Because current balance-sheet capacity is not enough to meet jumbo demand, Mr. Millon thinks the on-balance-sheet solution of covered bonds would not be enough. But he does agree that having some "skin in the game" in terms of issuers holding at least the first loss piece from deals will probably be a part of the securitization's return. Washington officials have been thinking along the same lines.
Jumbos have historically been considered the least risky of nonagency products. Ideally they are sold to rich borrowers with strong credit and with the exception of their size; they are generally supposed to meet most traditional underwriting standards. They, like all nonagency products, were affected by the widespread, loose underwriting during the recent housing boom and the downturn it led to. Although they may not have suffered has badly as other sectors of the nonagency market where there were even more exceptions made to traditional underwriting, they have suffered.

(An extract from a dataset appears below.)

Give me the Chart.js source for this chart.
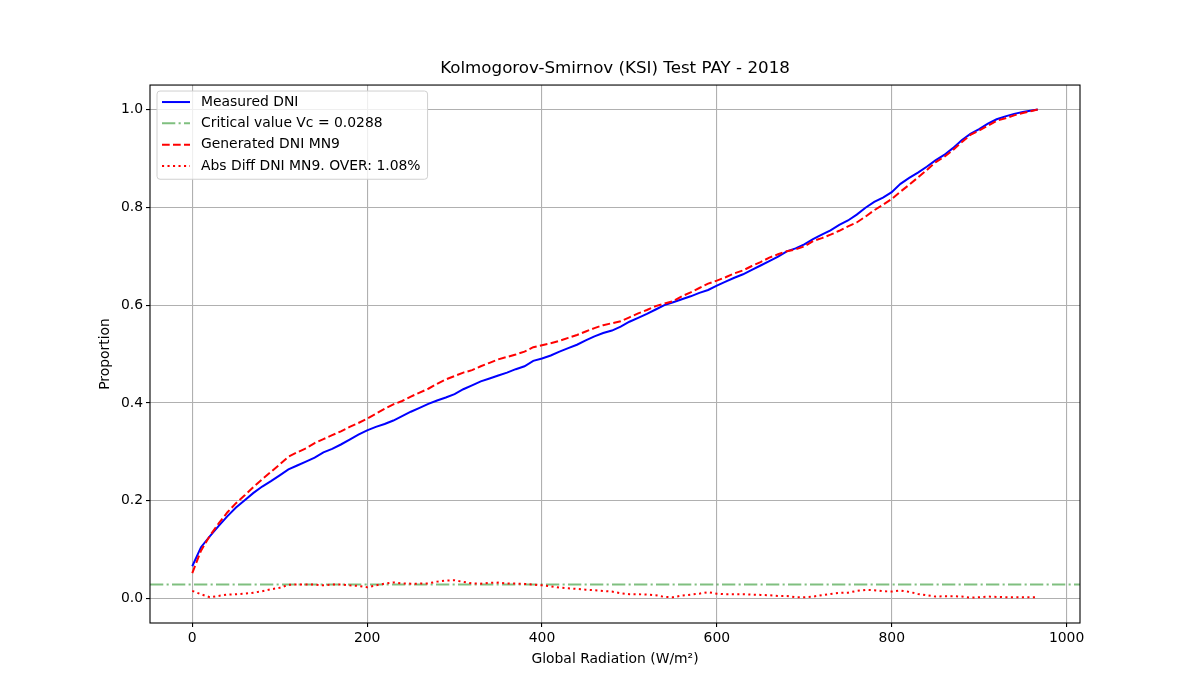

Jumbo residential mortgage-backed securities from the period preceding the recent downturn generally have seen several waves of performance deterioration and rating agency downgrades.
But more recently, now that underwriting is largely considered historically tight and there has been some consensus that deterioration in home values and the economy may be slowing in advance of a recovery, jumbo credit's attraction is growing, and some large banks have been showing more interest in the sector.